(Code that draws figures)
- - -

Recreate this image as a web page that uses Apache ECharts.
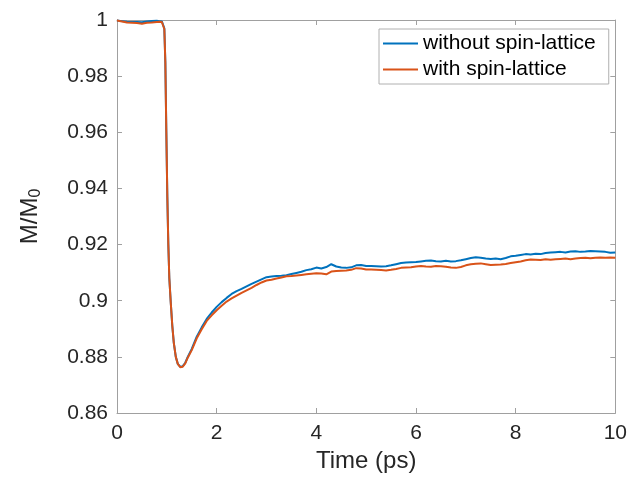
<!DOCTYPE html>
<html>
<head>
<meta charset="utf-8">
<script src="https://cdn.jsdelivr.net/npm/echarts@6/dist/echarts.min.js"></script>
<style>
html,body{margin:0;padding:0;background:#fff;}
#chart{width:630px;height:479px;}
</style>
</head>
<body>
<div id="chart"></div>
<script>
var seriesNames = ['without spin-lattice', 'with spin-lattice'];
var xTicks = [0, 2, 4, 6, 8, 10];
var yTicks = [0.86, 0.88, 0.9, 0.92, 0.94, 0.96, 0.98, 1];

var times = [0,0.1,0.2,0.3,0.4,0.5,0.6,0.7,0.8,0.85,0.9,
  0.93,0.95,0.97,0.99,1.01,1.03,1.05,1.08,1.11,1.14,1.18,1.22,1.27,1.32,1.37,1.42,
  1.5,1.6,1.7,1.8,1.9,
  2.0,2.1,2.2,2.3,2.4,2.5,2.6,2.7,2.8,2.9,
  3.0,3.1,3.2,3.3,3.4,3.5,3.6,3.7,3.8,3.9,
  4.0,4.1,4.2,4.3,4.4,4.5,4.6,4.7,4.8,4.9,
  5.0,5.1,5.2,5.3,5.4,5.5,5.6,5.7,5.8,5.9,
  6.0,6.1,6.2,6.3,6.4,6.5,6.6,6.7,6.8,6.9,
  7.0,7.1,7.2,7.3,7.4,7.5,7.6,7.7,7.8,7.9,
  8.0,8.1,8.2,8.3,8.4,8.5,8.6,8.7,8.8,8.9,
  9.0,9.1,9.2,9.3,9.4,9.5,9.6,9.7,9.8,9.9,10.0];

var withoutSL = [0.9998,0.9996,0.9994,0.9993,0.9993,0.9992,0.9995,0.9996,0.9997,0.9996,0.9995,
  0.9990,0.9970,0.9850,0.9600,0.9370,0.9200,0.9080,0.8990,0.8910,0.8850,0.8800,0.8775,0.8764,0.8767,0.8779,0.8800,
  0.8828,0.8872,0.8905,0.8935,0.8958,
  0.8978,0.8995,0.9010,0.9024,0.9034,0.9042,0.9051,0.9060,0.9068,0.9076,
  0.9084,0.9086,0.9088,0.9089,0.9091,0.9095,0.9099,0.9103,0.9109,0.9112,
  0.9118,0.9115,0.9120,0.9130,0.9122,0.9118,0.9117,0.9119,0.9126,0.9127,
  0.9124,0.9124,0.9123,0.9122,0.9123,0.9126,0.9130,0.9134,0.9136,0.9137,
  0.9138,0.9140,0.9142,0.9143,0.9141,0.9140,0.9142,0.9140,0.9141,0.9144,
  0.9148,0.9152,0.9155,0.9153,0.9150,0.9149,0.9150,0.9148,0.9152,0.9158,
  0.9160,0.9163,0.9166,0.9165,0.9167,0.9166,0.9170,0.9172,0.9173,0.9174,
  0.9172,0.9175,0.9176,0.9174,0.9175,0.9177,0.9176,0.9175,0.9174,0.9171,0.9172];

var withSL = [0.9998,0.9995,0.9991,0.9990,0.9989,0.9987,0.9990,0.9991,0.9993,0.9994,0.9993,
  0.9989,0.9968,0.9850,0.9600,0.9370,0.9200,0.9080,0.8990,0.8910,0.8850,0.8800,0.8775,0.8763,0.8765,0.8777,0.8797,
  0.8824,0.8866,0.8898,0.8928,0.8948,
  0.8966,0.8982,0.8997,0.9008,0.9018,0.9028,0.9037,0.9046,0.9056,0.9065,
  0.9072,0.9075,0.9079,0.9083,0.9087,0.9088,0.9090,0.9092,0.9094,0.9096,
  0.9098,0.9097,0.9094,0.9104,0.9106,0.9107,0.9108,0.9110,0.9116,0.9115,
  0.9111,0.9111,0.9110,0.9109,0.9108,0.9110,0.9113,0.9117,0.9118,0.9119,
  0.9122,0.9124,0.9122,0.9121,0.9124,0.9123,0.9121,0.9118,0.9117,0.9120,
  0.9126,0.9130,0.9132,0.9133,0.9130,0.9127,0.9128,0.9129,0.9131,0.9134,
  0.9137,0.9140,0.9144,0.9147,0.9146,0.9145,0.9148,0.9146,0.9148,0.9149,
  0.9150,0.9148,0.9150,0.9152,0.9153,0.9151,0.9153,0.9154,0.9153,0.9154,0.9153];

var FONT = "'Liberation Sans', Arial, Helvetica, sans-serif";
var AX = '#a0a0a0';
var TXT = '#262626';
var BLUE = '#0072BD', ORANGE = '#D95319';

function pairs(ys){ return times.map(function(t,i){ return [t, ys[i]]; }); }
function fmt(v){ return String(parseFloat(v.toFixed(2))); }

var xMin = xTicks[0], xMax = xTicks[xTicks.length-1], xInt = xTicks[1]-xTicks[0];
var yMin = yTicks[0], yMax = yTicks[yTicks.length-1], yInt = 0.02;

function xAx(pos, showLabel){
  return {
    type: 'value', position: pos, min: xMin, max: xMax, interval: xInt,
    axisLine: {show: true, onZero: false, lineStyle: {color: AX, width: 1}},
    axisTick: {show: true, inside: true, length: 5, lineStyle: {color: AX}},
    axisLabel: {show: showLabel, color: TXT, fontSize: 21, fontFamily: FONT, margin: 10},
    splitLine: {show: false},
    name: showLabel ? 'Time (ps)' : '', nameLocation: 'middle', nameGap: 35,
    nameTextStyle: {color: TXT, fontSize: 24, fontFamily: FONT}
  };
}
function yAx(pos, showLabel){
  return {
    type: 'value', position: pos, min: yMin, max: yMax, interval: yInt,
    axisLine: {show: true, onZero: false, lineStyle: {color: AX, width: 1}},
    axisTick: {show: true, inside: true, length: 5, lineStyle: {color: AX}},
    axisLabel: {show: showLabel, color: TXT, fontSize: 21, fontFamily: FONT, margin: 9, formatter: fmt},
    splitLine: {show: false},
    name: showLabel ? '{a|M/M}{b|0}' : '', nameLocation: 'middle', nameGap: 73, nameRotate: 90,
    nameTextStyle: {
      color: TXT, fontSize: 24, fontFamily: FONT,
      rich: {
        a: {color: TXT, fontSize: 24, fontFamily: FONT},
        b: {color: TXT, fontSize: 16, fontFamily: FONT, verticalAlign: 'bottom', padding: [12,0,0,0]}
      }
    }
  };
}

var lineIcon = 'path://M0,0 L35,0 L35,2 L0,2 Z';

var chart = echarts.init(document.getElementById('chart'), null, {renderer: 'canvas'});
chart.setOption({
  animation: false,
  backgroundColor: '#fff',
  grid: {left: 117, right: 11, top: 20, bottom: 66, containLabel: false},
  xAxis: [xAx('bottom', true), xAx('top', false)],
  yAxis: [yAx('left', true), yAx('right', false)],
  legend: {
    orient: 'vertical', left: 379, top: 29,
    data: [
      {name: seriesNames[0], icon: lineIcon, itemStyle: {color: BLUE, borderWidth: 0}},
      {name: seriesNames[1], icon: lineIcon, itemStyle: {color: ORANGE, borderWidth: 0}}
    ],
    symbolKeepAspect: true,
    backgroundColor: '#fff', borderColor: '#b0b0b0', borderWidth: 1,
    padding: [4, 13, 4, 4],
    itemWidth: 35, itemHeight: 22, itemGap: 5,
    itemStyle: {borderWidth: 0},
    lineStyle: {width: 0},
    textStyle: {color: '#000', fontSize: 21, fontFamily: FONT}
  },
  series: [
    {name: seriesNames[0], type: 'line', data: pairs(withoutSL), symbol: 'none', showSymbol: false,
     lineStyle: {color: BLUE, width: 2}, itemStyle: {color: BLUE}, xAxisIndex: 0, yAxisIndex: 0},
    {name: seriesNames[1], type: 'line', data: pairs(withSL), symbol: 'none', showSymbol: false,
     lineStyle: {color: ORANGE, width: 2}, itemStyle: {color: ORANGE}, xAxisIndex: 0, yAxisIndex: 0}
  ]
});
</script>
</body>
</html>
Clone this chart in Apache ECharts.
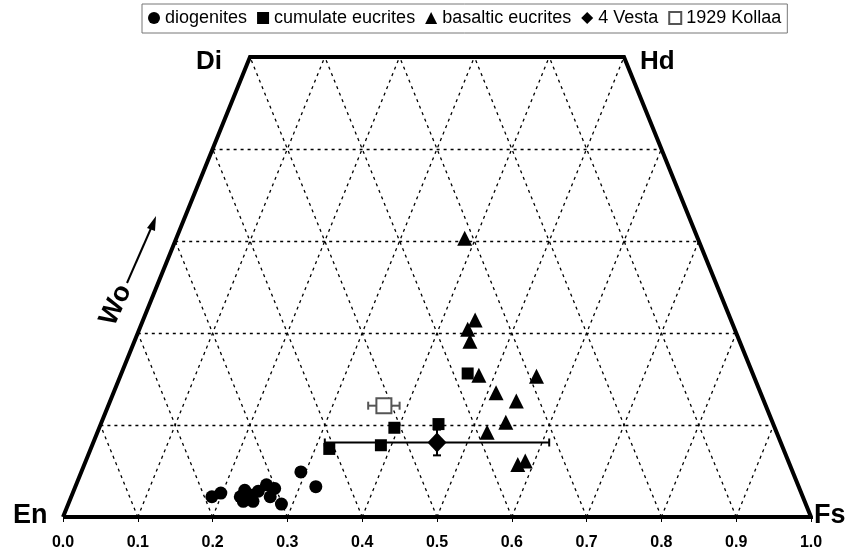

- - -

- _Set problem_: Pictures stay out. Repeat only the lines from the beginning of the data through the line that has "9.0,9.1,9.2,9.3,9.4,9.5,9.6,9.7,9.8,9.9,10.0];".

- _Exercise response_:
Recreate this image as a web page that uses Apache ECharts.
<!DOCTYPE html>
<html>
<head>
<meta charset="utf-8">
<script src="https://cdn.jsdelivr.net/npm/echarts@6/dist/echarts.min.js"></script>
<style>
html,body{margin:0;padding:0;background:#fff;}
#chart{width:630px;height:479px;}
</style>
</head>
<body>
<div id="chart"></div>
<script>
var seriesNames = ['without spin-lattice', 'with spin-lattice'];
var xTicks = [0, 2, 4, 6, 8, 10];
var yTicks = [0.86, 0.88, 0.9, 0.92, 0.94, 0.96, 0.98, 1];

var times = [0,0.1,0.2,0.3,0.4,0.5,0.6,0.7,0.8,0.85,0.9,
  0.93,0.95,0.97,0.99,1.01,1.03,1.05,1.08,1.11,1.14,1.18,1.22,1.27,1.32,1.37,1.42,
  1.5,1.6,1.7,1.8,1.9,
  2.0,2.1,2.2,2.3,2.4,2.5,2.6,2.7,2.8,2.9,
  3.0,3.1,3.2,3.3,3.4,3.5,3.6,3.7,3.8,3.9,
  4.0,4.1,4.2,4.3,4.4,4.5,4.6,4.7,4.8,4.9,
  5.0,5.1,5.2,5.3,5.4,5.5,5.6,5.7,5.8,5.9,
  6.0,6.1,6.2,6.3,6.4,6.5,6.6,6.7,6.8,6.9,
  7.0,7.1,7.2,7.3,7.4,7.5,7.6,7.7,7.8,7.9,
  8.0,8.1,8.2,8.3,8.4,8.5,8.6,8.7,8.8,8.9,
  9.0,9.1,9.2,9.3,9.4,9.5,9.6,9.7,9.8,9.9,10.0];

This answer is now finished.